While baseball experts speculated on Wrigley's sanity, a source close to the Cub owner offered some interesting clues. Wrigley has been a successful businessman (chewing gum) for as many years as he has been an unsuccessful baseball man. Now he'd like to try Spearmint tactics in the dugout. He sees no logic in baseball's practice of firing all the coaches every time a new manager is hired. He considers this wasteful and disruptive. Group brain-picking has been run up the commercial flagpole and saluted.

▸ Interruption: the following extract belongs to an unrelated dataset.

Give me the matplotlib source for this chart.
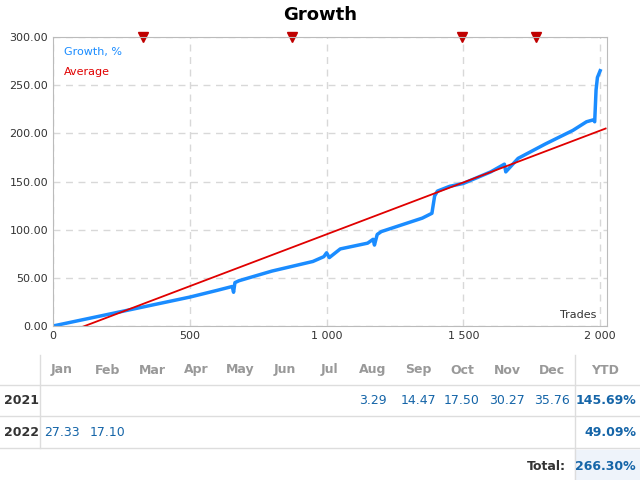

Wrigley has sold a lot of chewing gum that way. Maybe it will also win some ball games.
WEEDS IN THE GARDENS
At the hockey game in Toronto's Maple Leaf Gardens the other night several people in leather jackets turned up with box seat tickets. It took a few days for Maple Leaf officials to recover from this. The regular box-seat patrons in Toronto normally are dressed to the nines, or even the tens, in evening clothes and mink. That's the way it is in the Gardens, where there has not been an unsold ticket to a hockey game since 1945.
When the Leaf officials pulled themselves together, they issued the following memo to all box holders:
"Among those attending the NHL games in Maple Leaf Gardens there has been a noticeable letdown lately in the dress and general deportment of a number of people occupying the box seats. These, naturally, are not the regular box-seat holders but, having always been able to keep a high standard in the Maple Leaf Gardens, we are asking our subscribers to exercise care when they release their tickets to someone else."
Unmentioned by the Leafs' management was another important reason for dressing properly. Many of the boxes are within earshot of the hockey players' benches. Without evening wear, the spectator is in for an expansion of his vocabulary. But, properly dressed, the fan has only to pull his top hat down over his ears.